There is one thing that I do not understand. In the APA style (lines
429-434) there is a group
<group delimiter=". ">
<text macro="author"/>
<text macro="issued"/>
<text macro="title" prefix=" "/>
<text macro="container"/>
</group>
The macro “author” has a names element with initialize-with=“. " and the
macro “issued” contains a group with prefix " (”. Now to my understanding,
this means that
- The “author” macro will end with ". " [Cadogan, J. W., & Lee, N.]
- The “issued” macro will start with " (" [ (Forthcoming)]
- The macros are delimited with ". "
This results in a bibliographic item that starts by
Cadogan, J. W., & Lee, N… (Forthcoming).
This is obviously not correct. There should not be a double period followed
by a double space, but I do not understand which part of the formatting
logic is incorrect.
Mikko
Mikko,
Below I’ve assumed that the output is from your project code. If I
have it backwards, let me know.
You have the logic right. That’s the literal result you will get from
flattening the structure without anything more:
[author ending in “.”] + ". “{delimiter} + " (”{prefix} + [issued]

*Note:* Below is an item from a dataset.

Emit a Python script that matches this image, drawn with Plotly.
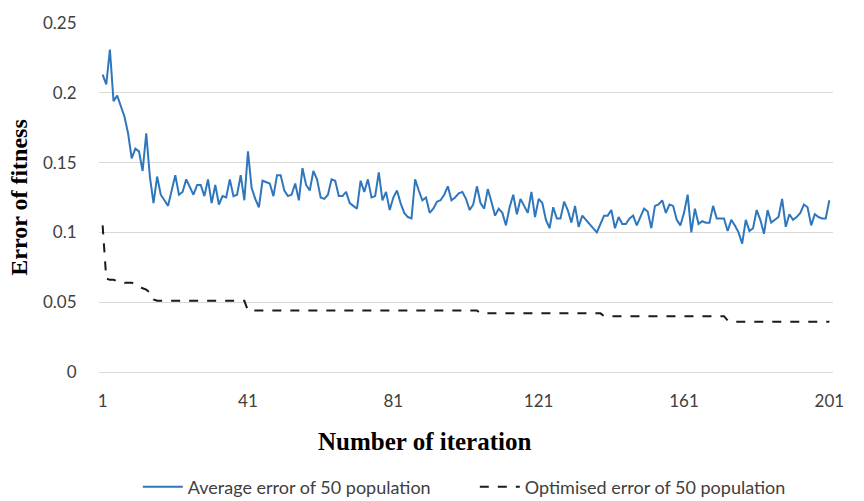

Double punctuation needs to be culled by the processor. It’s a little
tricky, since formatting (italics etc) might lie between the two
periods, depending on the style. There is also potential interaction
with quote marks, depending on whether or not the style has
punctuation-in-quotes set true or false. For those reasons, the cull
function can’t work on the output string: it needs to analyse the
nested structure before collapsing to identify “adjacent” punctuation.
With content strings, delimiters and affixes in the mix, it’s pretty
hair-raising. The citeproc-js code for this is heavily tested and
seems to work quite well, but I would be hard-pressed to explain
exactly how it works.
Concerning spaces, there was a long discussion a couple of years back
concerning whether extraneous spaces added by affixes should be
considered style bugs:
http://xbiblio-devel.2463403.n2.nabble.com/how-much-bugged-a-style-may-be-tt5784767.html#none
That thread does not reflect well on me, I’m afraid. The point made by
Andrea (and, I think, Bruce) is perfectly valid: double-space issues
can be eliminated by more careful construction of CSL code, and
should be. It is also true that masking double spaces in the processor
gives a green light to sloppy coding. That said, the amount of work
required to eliminate all potential extra spaces from the CSL
repository would be pretty staggering. At the end of the day, we’re
kind of stuck with this problem.
Double spaces are hard to catch in the processor for the same reason:
you have to work on the nested structure before it is flattened into
an output string. It’s a little simpler because you can assume input
strings will not have leading or trailing spaces; but tracking spaces
across affix and delimiter attributes across multiple nested layers is
still a challenge.
If you are only going to process one style in one output format and a
single locale, you may be able to fix things up by running a regular
expression over the output string. That wouldn’t work as a general
solution, though.
Sorry for the long response. Hope it helps!
Frank